» **Brief**: Transcribe everything in the data word for word. Pictures are left out.

» **Data block**:
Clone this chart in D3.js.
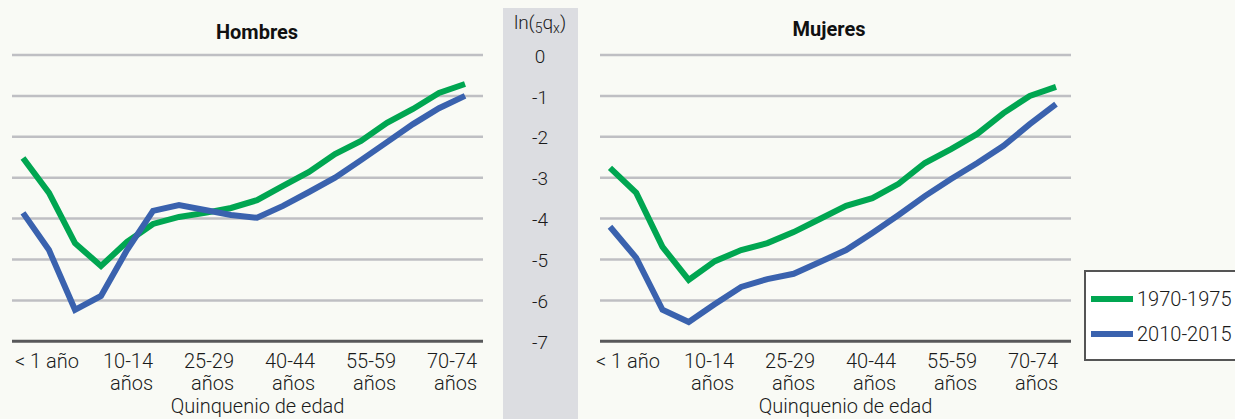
<!DOCTYPE html>
<html><head><meta charset="utf-8">
<script src="https://cdn.jsdelivr.net/npm/d3@7"></script>
<style>
html,body{margin:0;padding:0;background:#f9faf5;}
svg{display:block;font-family:Roboto,"Noto Sans",sans-serif;font-weight:300;}
</style></head>
<body>
<svg id="c" width="1235" height="419"></svg>
<script>
// ---- data ----
const ageGroups = ["< 1 año","1-4 años","5-9 años","10-14 años","15-19 años","20-24 años","25-29 años","30-34 años","35-39 años","40-44 años","45-49 años","50-54 años","55-59 años","60-64 años","65-69 años","70-74 años","75-79 años","80-84 años"];
const tickLabels = [["< 1 año"],["10-14","años"],["25-29","años"],["40-44","años"],["55-59","años"],["70-74","años"]];
const seriesNames = ["1970-1975","2010-2015"];
const hombres1970 = [-2.52,-3.37,-4.60,-5.16,-4.57,-4.13,-3.96,-3.86,-3.74,-3.55,-3.20,-2.86,-2.42,-2.10,-1.66,-1.32,-0.93,-0.71];
const hombres2010 = [-3.86,-4.77,-6.23,-5.89,-4.77,-3.81,-3.67,-3.79,-3.91,-3.98,-3.69,-3.35,-3.00,-2.57,-2.13,-1.69,-1.30,-1.00];
const mujeres1970 = [-2.76,-3.37,-4.69,-5.50,-5.04,-4.77,-4.60,-4.33,-4.01,-3.69,-3.50,-3.15,-2.64,-2.30,-1.93,-1.42,-1.00,-0.78];
const mujeres2010 = [-4.20,-4.96,-6.23,-6.53,-6.09,-5.67,-5.48,-5.35,-5.06,-4.77,-4.35,-3.91,-3.45,-3.03,-2.64,-2.22,-1.69,-1.20];
const yTicks = [0,-1,-2,-3,-4,-5,-6,-7];
const panelTitles = ["Hombres","Mujeres"];
const xTitle = "Quinquenio de edad";

// ---- layout ----
const svg = d3.select("#c");
const colors = ["#00a651","#3a62ae"];
const y = d3.scaleLinear().domain([-7,0]).range([341.3,55]);

const panels = [
  {title:panelTitles[0], data:[hombres1970,hombres2010], grid:[12,483], line:[23,465], lab:[47,452], titleX:257, titleY:39},
  {title:panelTitles[1], data:[mujeres1970,mujeres2010], grid:[600,1071], line:[610,1056], lab:[628,1033], titleX:829, titleY:36}
];

// central grey band
svg.append("rect").attr("x",503).attr("y",8).attr("width",75).attr("height",411).attr("fill","#dcdde1");

panels.forEach(p=>{
  const g = svg.append("g");
  // gridlines
  g.selectAll("line.grid").data(yTicks).join("line")
    .attr("x1",p.grid[0]).attr("x2",p.grid[1])
    .attr("y1",d=>y(d)).attr("y2",d=>y(d))
    .attr("stroke",d=>d===-7?"#58585a":"#bfbfc3")
    .attr("stroke-width",d=>d===-7?3:2.5);
  // title
  g.append("text").attr("x",p.titleX).attr("y",p.titleY).attr("text-anchor","middle")
    .attr("font-weight","bold").attr("font-size",20).attr("fill","#111").text(p.title);
  // lines
  const x = d3.scalePoint().domain(ageGroups).range(p.line);
  const line = d3.line().x((d,i)=>x(ageGroups[i])).y(d=>y(d));
  p.data.forEach((s,k)=>{
    g.append("path").attr("d",line(s)).attr("fill","none")
      .attr("stroke",colors[k]).attr("stroke-width",6).attr("stroke-linejoin","miter");
  });
  // x labels
  const xl = d3.scalePoint().domain(tickLabels.map(t=>t.join(" "))).range(p.lab);
  tickLabels.forEach(t=>{
    const cx = xl(t.join(" "));
    const first = g.append("text").attr("x",cx).attr("y",368).attr("text-anchor","middle")
      .attr("font-size",20).attr("fill","#1a1a1a").text(t[0]);
    if(t.length>1){
      const w = first.node().getComputedTextLength();
      g.append("text").attr("x",cx+w/2).attr("y",390).attr("text-anchor","end")
        .attr("font-size",20).attr("fill","#1a1a1a").text(t[1]);
    }
  });
  g.append("text").attr("x",(p.grid[0]+p.grid[1])/2+10).attr("y",413).attr("text-anchor","middle")
    .attr("font-size",20).attr("fill","#1a1a1a").text(xTitle);
});

// y axis labels in center band
svg.selectAll("text.ytick").data(yTicks).join("text").attr("class","ytick")
  .attr("x",540).attr("y",d=>y(d)+1).attr("dy","0.35em").attr("text-anchor","middle")
  .attr("font-size",19).attr("fill","#1a1a1a").text(d=>d===0?"0":"-"+Math.abs(d));

const yl = svg.append("text").attr("x",540).attr("y",29).attr("text-anchor","middle").attr("font-size",19).attr("fill","#1a1a1a");
yl.append("tspan").text("ln(");
yl.append("tspan").attr("font-size",14).attr("dy",4).text("5");
yl.append("tspan").attr("dy",-4).text("q");
yl.append("tspan").attr("font-size",14).attr("dy",4).text("x");
yl.append("tspan").attr("dy",-4).text(")");

// legend
const lg = svg.append("g");
lg.append("rect").attr("x",1085).attr("y",271).attr("width",160).attr("height",89)
  .attr("fill","#ffffff").attr("stroke","#555").attr("stroke-width",2);
seriesNames.forEach((n,k)=>{
  const ly = 299 + k*35;
  lg.append("line").attr("x1",1091).attr("x2",1133).attr("y1",ly).attr("y2",ly)
    .attr("stroke",colors[k]).attr("stroke-width",6);
  lg.append("text").attr("x",1137).attr("y",ly).attr("dy","0.36em").attr("font-size",20)
    .attr("fill","#1a1a1a").text(n);
});
</script>
</body></html>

» **Exercise answer**:
Clone this chart in D3.js.
<!DOCTYPE html>
<html><head><meta charset="utf-8">
<script src="https://cdn.jsdelivr.net/npm/d3@7"></script>
<style>
html,body{margin:0;padding:0;background:#f9faf5;}
svg{display:block;font-family:Roboto,"Noto Sans",sans-serif;font-weight:300;}
</style></head>
<body>
<svg id="c" width="1235" height="419"></svg>
<script>
// ---- data ----
const ageGroups = ["< 1 año","1-4 años","5-9 años","10-14 años","15-19 años","20-24 años","25-29 años","30-34 años","35-39 años","40-44 años","45-49 años","50-54 años","55-59 años","60-64 años","65-69 años","70-74 años","75-79 años","80-84 años"];
const tickLabels = [["< 1 año"],["10-14","años"],["25-29","años"],["40-44","años"],["55-59","años"],["70-74","años"]];
const seriesNames = ["1970-1975","2010-2015"];
const hombres1970 = [-2.52,-3.37,-4.60,-5.16,-4.57,-4.13,-3.96,-3.86,-3.74,-3.55,-3.20,-2.86,-2.42,-2.10,-1.66,-1.32,-0.93,-0.71];
const hombres2010 = [-3.86,-4.77,-6.23,-5.89,-4.77,-3.81,-3.67,-3.79,-3.91,-3.98,-3.69,-3.35,-3.00,-2.57,-2.13,-1.69,-1.30,-1.00];
const mujeres1970 = [-2.76,-3.37,-4.69,-5.50,-5.04,-4.77,-4.60,-4.33,-4.01,-3.69,-3.50,-3.15,-2.64,-2.30,-1.93,-1.42,-1.00,-0.78];
const mujeres2010 = [-4.20,-4.96,-6.23,-6.53,-6.09,-5.67,-5.48,-5.35,-5.06,-4.77,-4.35,-3.91,-3.45,-3.03,-2.64,-2.22,-1.69,-1.20];
const yTicks = [0,-1,-2,-3,-4,-5,-6,-7];
const panelTitles = ["Hombres","Mujeres"];
const xTitle = "Quinquenio de edad";

// ---- layout ----
const svg = d3.select("#c");
const colors = ["#00a651","#3a62ae"];
const y = d3.scaleLinear().domain([-7,0]).range([341.3,55]);

const panels = [
  {title:panelTitles[0], data:[hombres1970,hombres2010], grid:[12,483], line:[23,465], lab:[47,452], titleX:257, titleY:39},
  {title:panelTitles[1], data:[mujeres1970,mujeres2010], grid:[600,1071], line:[610,1056], lab:[628,1033], titleX:829, titleY:36}
];

// central grey band
svg.append("rect").attr("x",503).attr("y",8).attr("width",75).attr("height",411).attr("fill","#dcdde1");

panels.forEach(p=>{
  const g = svg.append("g");
  // gridlines
  g.selectAll("line.grid").data(yTicks).join("line")
    .attr("x1",p.grid[0]).attr("x2",p.grid[1])
    .attr("y1",d=>y(d)).attr("y2",d=>y(d))
    .attr("stroke",d=>d===-7?"#58585a":"#bfbfc3")
    .attr("stroke-width",d=>d===-7?3:2.5);
  // title
  g.append("text").attr("x",p.titleX).attr("y",p.titleY).attr("text-anchor","middle")
    .attr("font-weight","bold").attr("font-size",20).attr("fill","#111").text(p.title);
  // lines
  const x = d3.scalePoint().domain(ageGroups).range(p.line);
  const line = d3.line().x((d,i)=>x(ageGroups[i])).y(d=>y(d));
  p.data.forEach((s,k)=>{
    g.append("path").attr("d",line(s)).attr("fill","none")
      .attr("stroke",colors[k]).attr("stroke-width",6).attr("stroke-linejoin","miter");
  });
  // x labels
  const xl = d3.scalePoint().domain(tickLabels.map(t=>t.join(" "))).range(p.lab);
  tickLabels.forEach(t=>{
    const cx = xl(t.join(" "));
    const first = g.append("text").attr("x",cx).attr("y",368).attr("text-anchor","middle")
      .attr("font-size",20).attr("fill","#1a1a1a").text(t[0]);
    if(t.length>1){
      const w = first.node().getComputedTextLength();
      g.append("text").attr("x",cx+w/2).attr("y",390).attr("text-anchor","end")
        .attr("font-size",20).attr("fill","#1a1a1a").text(t[1]);
    }
  });
  g.append("text").attr("x",(p.grid[0]+p.grid[1])/2+10).attr("y",413).attr("text-anchor","middle")
    .attr("font-size",20).attr("fill","#1a1a1a").text(xTitle);
});

// y axis labels in center band
svg.selectAll("text.ytick").data(yTicks).join("text").attr("class","ytick")
  .attr("x",540).attr("y",d=>y(d)+1).attr("dy","0.35em").attr("text-anchor","middle")
  .attr("font-size",19).attr("fill","#1a1a1a").text(d=>d===0?"0":"-"+Math.abs(d));

const yl = svg.append("text").attr("x",540).attr("y",29).attr("text-anchor","middle").attr("font-size",19).attr("fill","#1a1a1a");
yl.append("tspan").text("ln(");
yl.append("tspan").attr("font-size",14).attr("dy",4).text("5");
yl.append("tspan").attr("dy",-4).text("q");
yl.append("tspan").attr("font-size",14).attr("dy",4).text("x");
yl.append("tspan").attr("dy",-4).text(")");

// legend
const lg = svg.append("g");
lg.append("rect").attr("x",1085).attr("y",271).attr("width",160).attr("height",89)
  .attr("fill","#ffffff").attr("stroke","#555").attr("stroke-width",2);
seriesNames.forEach((n,k)=>{
  const ly = 299 + k*35;
  lg.append("line").attr("x1",1091).attr("x2",1133).attr("y1",ly).attr("y2",ly)
    .attr("stroke",colors[k]).attr("stroke-width",6);
  lg.append("text").attr("x",1137).attr("y",ly).attr("dy","0.36em").attr("font-size",20)
    .attr("fill","#1a1a1a").text(n);
});
</script>
</body></html>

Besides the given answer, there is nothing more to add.